2. Mendorong semua pihak menghormati dan memberikan perlindungan hukum terhadap jurnalis yang melaksanakan tugas profesinya berdasarkan ketentuan perundang-undangan. Jurnalis memiliki hak dan mendapatkan perlindungan hukum dalam hal sedang menjalankan fungsi, hak, kewajiban dan perannya yang dijamin Pasal 8 UU Pers. Perlindungan hukum itu dilakukan oleh pemerintah dan masyarakat;
3. Mendesak semua pihak termasuk pemerintah berhenti menghalang-halangi meninggalkan praktik penghalang-halangan dan membatasi pertanyaan jurnalis yang berujung menghambat hak publik untuk mendapat informasi dapat mengakibatkan terhambatnya hak publik atas informasi.
Sejarah Hari Kebebasan Pers Sedunia dan Tujuannya
Hari Kebebasan Pers Sedunia dicanangkan oleh Sidang Umum PBB pada bulan Desember 1993, mengikuti rekomendasi dari Konferensi Umum UNESCO. Sejak itu, 3 Mei, peringatan Deklarasi Windhoek di seluruh dunia dirayakan sebagai Hari Kebebasan Pers Sedunia. Setelah 30 tahun, hubungan bersejarah yang dibuat antara kebebasan untuk mencari, menyebarkan dan menerima informasi dan barang publik tetap relevan seperti pada saatpenandatanganannya. Peringatan khusus peringatan 30 tahun direncanakan berlangsung selama Konferensi Internasional Hari Kebebasan Pers Sedunia.
Tanggal 3 Mei berfungsi sebagai pengingat bagi pemerintah tentang perlunya menghormati komitmen mereka terhadap kebebasan pers. Ini juga merupakan hari refleksi di kalangan profesional media tentang masalah kebebasan pers dan etika profesional. Ini adalah kesempatan untuk:– merayakan prinsip-prinsip dasar kebebasan pers;– menilai keadaan kebebasan pers di seluruh dunia;– membela media dari serangan terhadap kemerdekaan mereka;– dan memberikan penghormatan kepada jurnalis yang telah kehilangan nyawa mereka saat menjalankan tugas.
Tema 2021: Information as a Public Good
Tema Hari Kebebasan Pers Sedunia tahun ini “Information as a Public Good” berfungsi sebagai seruan untuk menegaskan pentingnya menghargai informasi sebagai barang publik, dan mengeksplorasi apa yang dapat dilakukan dalam produksi, distribusi dan penerimaan konten untuk memperkuat jurnalisme, dan untuk memajukan transparansi dan pemberdayaan tanpa meninggalkan siapa pun.

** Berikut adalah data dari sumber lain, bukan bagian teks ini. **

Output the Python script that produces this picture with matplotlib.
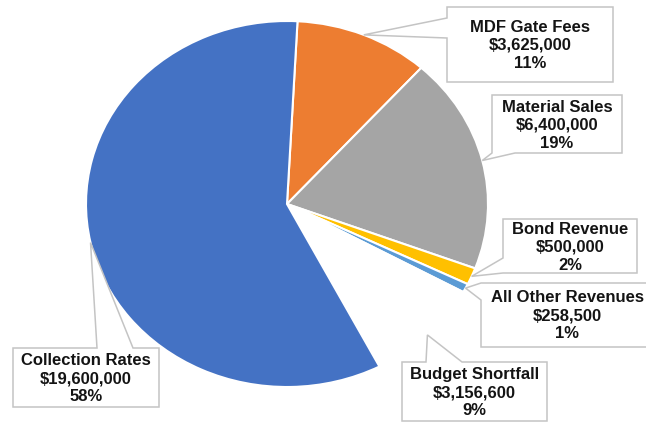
import matplotlib
matplotlib.use("Agg")
import matplotlib.pyplot as plt
from matplotlib.patches import Polygon
import numpy as np

# ---- data ----
categories = ["MDF Gate Fees", "Material Sales", "Bond Revenue",
              "All Other Revenues", "Budget Shortfall", "Collection Rates"]
values = [3625000, 6400000, 500000, 258500, 3156600, 19600000]
pct_labels = ["11%", "19%", "2%", "1%", "9%", "58%"]
colors = ["#ED7D31", "#A5A5A5", "#FFC000", "#5B9BD5", "#FFFFFF", "#4472C4"]

# ---- layout (pixel coordinates, y down) ----
W, H = 646, 423
cx, cy, rx, ry = 287, 204, 201, 183
# box: x0, y0, x1, y1, side, a, b
boxes = [
    (447, 7, 613, 82, "left", 18, 38),
    (492, 95, 622, 153, "bottom", 492, 515),
    (503, 219, 637, 273, "left", 258, 273),
    (481, 283, 654, 347, "left", 283, 300),
    (402, 362, 547, 421, "top", 426, 462),
    (13, 348, 159, 407, "top", 97, 133),
]

fig = plt.figure(figsize=(W / 100, H / 100), dpi=100)
fig.patch.set_facecolor("white")

ax_p = fig.add_axes([(cx - rx) / W, (H - cy - ry) / H, 2 * rx / W, 2 * ry / H])
wedges, _ = ax_p.pie(values, colors=colors, startangle=87, counterclock=False,
                     radius=1.0, wedgeprops=dict(edgecolor="white", linewidth=1.5))
ax_p.set_aspect("auto")
ax_p.set_xlim(-1, 1)
ax_p.set_ylim(-1, 1)
ax_p.axis("off")

ax_o = fig.add_axes([0, 0, 1, 1])
ax_o.set_xlim(0, W)
ax_o.set_ylim(H, 0)
ax_o.axis("off")

to_o = ax_p.transData + ax_o.transData.inverted()

for i, (w, box) in enumerate(zip(wedges, boxes)):
    mid = np.deg2rad((w.theta1 + w.theta2) / 2)
    tip = tuple(to_o.transform((np.cos(mid), np.sin(mid))))
    x0, y0, x1, y1, side, a, b = box
    TL, TR, BR, BL = (x0, y0), (x1, y0), (x1, y1), (x0, y1)
    if side == "left":
        verts = [TL, TR, BR, BL, (x0, b), tip, (x0, a)]
    elif side == "top":
        verts = [TL, (a, y0), tip, (b, y0), TR, BR, BL]
    else:
        verts = [TL, TR, BR, (b, y1), tip, (a, y1), BL]
    ax_o.add_patch(Polygon(verts, closed=True, facecolor="white",
                           edgecolor="#c4c4c4", linewidth=1.1, zorder=2))
    txt = f"{categories[i]}\n${values[i]:,.0f}\n{pct_labels[i]}"
    ax_o.text((x0 + x1) / 2, (y0 + y1) / 2 + 1, txt, ha="center", va="center",
              multialignment="center", fontsize=12, fontweight="bold",
              family=["Liberation Sans", "DejaVu Sans"], color="#141414",
              linespacing=1.25, zorder=3)

fig.savefig("out.png", dpi=100, facecolor="white")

Temanya sangat relevan untuk semua negara di seluruh dunia. Ini mengakui sistem komunikasi yang berubah yang berdampak pada kesehatan kita, hak asasi manusia kita, demokrasi dan pembangunan berkelanjutan.
Peringatan 2021 juga bertepatan dengan peringatan 30 tahun Deklarasi Windhoek untuk Pengembangan Pers yang Bebas, Independen dan Pluralistik yang akan dirayakan bersamaan dengan WPFD dari 1 hingga 3 Mei 2021 di Ibu Kota Namibia. Hari Kebebasan Pers Sedunia (WPFD) 2021 tahun ini di Namibia dan UNESCO menyelenggarakan acara kick-off penyerahan tongkat estafet dari negara tuan rumah Konferensi Global tahun Belanda.
Kemunduran Demokrasi dampak negatif pada kebebasan pers
Laman ejournal.politik.lipi.go.id mengungkap bahwa kebebasan pers dan perkembangan demokrasi memiliki jalinan intrinsik. Namun, tren kemunduran demokrasi secara global juga memberi dampak negatif pada kebebasan pers dan media, termasuk di Asia Tenggara. Skor indeks demokrasi di beberapa negara Asia Tenggara mengalami stagnasi dan cenderung menurun. Artikel ini memilih enam dari sebelas negara di Asia Tenggara sebagai obyek perbandingan, yakni Timor Leste, Indonesia, Filipina, Singapura, Malaysia, dan Thailand. Perbandingan dilakukan terhadap beberapa aspek kebebasan pers dan media di keenam negara yang dipilih menggunakan data survei yang diperoleh melalui V-Dem, Freedom House, dan Reporters Sans Frontières (RSF).